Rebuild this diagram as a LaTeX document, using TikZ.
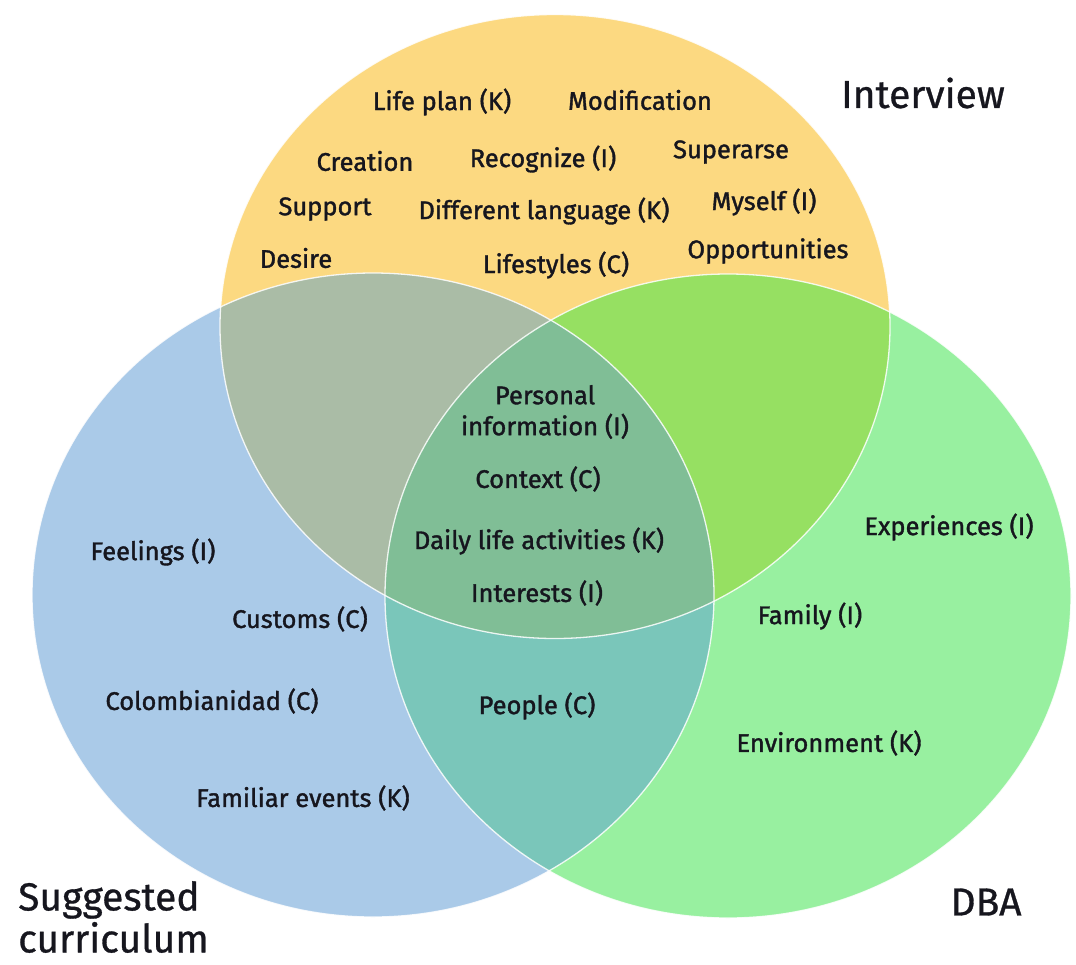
\documentclass[tikz,border=0pt]{standalone}
\usepackage{fontspec}
\newfontfamily\labfont{Fira Sans}[FakeBold=1.4]
\newfontfamily\ttlfont{Fira Sans}[FakeBold=0.8]
\definecolor{cY}{HTML}{FCD981}
\definecolor{cB}{HTML}{AACAE8}
\definecolor{cG}{HTML}{98F0A0}
\definecolor{cYB}{HTML}{AABCA6}
\definecolor{cYG}{HTML}{96E062}
\definecolor{cBG}{HTML}{7AC6BA}
\definecolor{cYBG}{HTML}{80BE96}
\definecolor{ink}{HTML}{16161E}
\tikzset{
  lab/.style={text=ink, inner sep=0pt, font=\labfont\fontsize{25.5}{31}\selectfont, align=center},
  ttl/.style={text=ink, inner sep=0pt, font=\ttlfont\fontsize{39}{42}\selectfont},
  rim/.style={draw=white, line width=1.3pt, opacity=0.85}
}
\begin{document}
\begin{tikzpicture}[x=1pt,y=-1pt]
\useasboundingbox (0,0) rectangle (1076,964);
\def\Yell{(555,326.5) ellipse [x radius=335pt, y radius=312pt]}
\def\Blue{(373,595) ellipse [x radius=341pt, y radius=322pt]}
\def\Gree{(728,596) ellipse [x radius=343pt, y radius=322pt]}
\fill[cY] \Yell;
\fill[cB] \Blue;
\fill[cG] \Gree;
\begin{scope}\clip \Yell; \fill[cYB] \Blue; \end{scope}
\begin{scope}\clip \Yell; \fill[cYG] \Gree; \end{scope}
\begin{scope}\clip \Blue; \fill[cBG] \Gree; \end{scope}
\begin{scope}\clip \Yell; \clip \Blue; \fill[cYBG] \Gree; \end{scope}
\draw[rim] \Yell;
\draw[rim] \Blue;
\draw[rim] \Gree;
% Interview only
\node[lab] (lifeplan) at (442,102) {Life plan (K)};
\node[lab] (modif) at (640,100) {Modification};
\node[lab] (creation) at (365,161) {Creation};
\node[lab] (recog) at (543,159) {Recognize (I)};
\node[lab] (super) at (731,152) {Superarse};
\node[lab] (support) at (325,209) {Support};
\node[lab] (difflang) at (544,211) {Different language (K)};
\node[lab] (myself) at (764,202) {Myself (I)};
\node[lab] (desire) at (296,258) {Desire};
\node[lab] (lifest) at (556,265) {Lifestyles (C)};
\node[lab] (opport) at (768,251) {Opportunities};
% centre
\node[lab] (persinfo) at (545,412) {Personal\\information (I)};
\node[lab] (context) at (538,479) {Context (C)};
\node[lab] (daily) at (539,541) {Daily life activities (K)};
\node[lab] (interests) at (537,593) {Interests (I)};
% suggested curriculum
\node[lab] (feelings) at (153,552) {Feelings (I)};
\node[lab] (customs) at (300,619) {Customs (C)};
\node[lab] (colomb) at (212,701) {Colombianidad (C)};
\node[lab] (familiar) at (303,798) {Familiar events (K)};
% B and G
\node[lab] (people) at (537,706) {People (C)};
% DBA
\node[lab] (exper) at (949,527) {Experiences (I)};
\node[lab] (family) at (810,616) {Family (I)};
\node[lab] (environ) at (829,743) {Environment (K)};
% titles
\node[ttl] (tInterview) at (923,93) {Interview};
\node[ttl, align=left, anchor=west] (tSugg) at (18,917) {Suggested\\curriculum};
\node[ttl] (tDBA) at (986,902) {DBA};
\end{tikzpicture}
\end{document}
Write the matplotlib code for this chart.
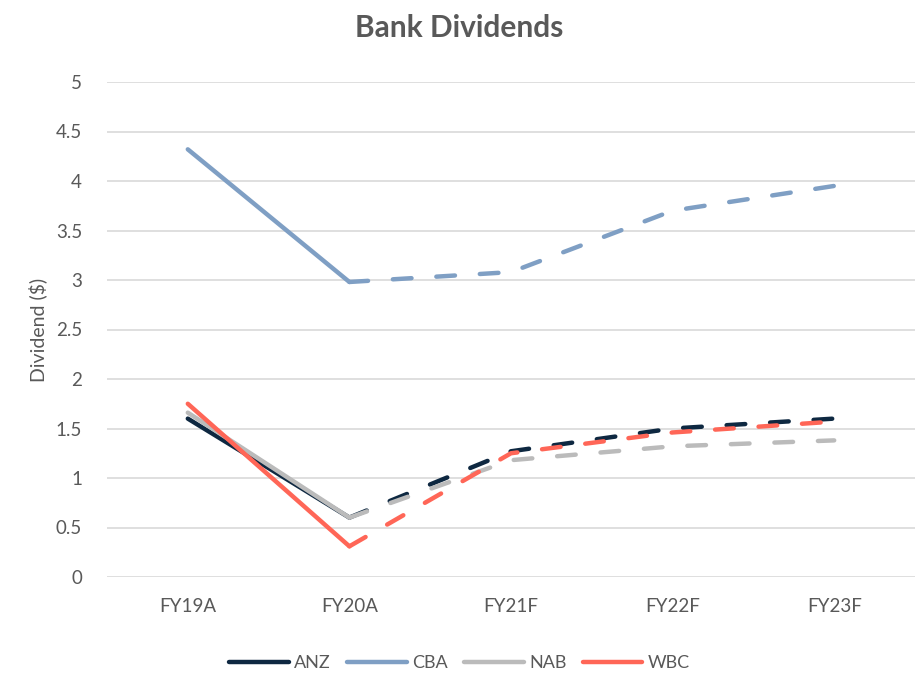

━━━

• [Description of the task]: Copy each line of the listing that contains the string "this".

• [Reply]:
Rebuild this diagram as a LaTeX document, using TikZ.
Write the matplotlib code for this chart.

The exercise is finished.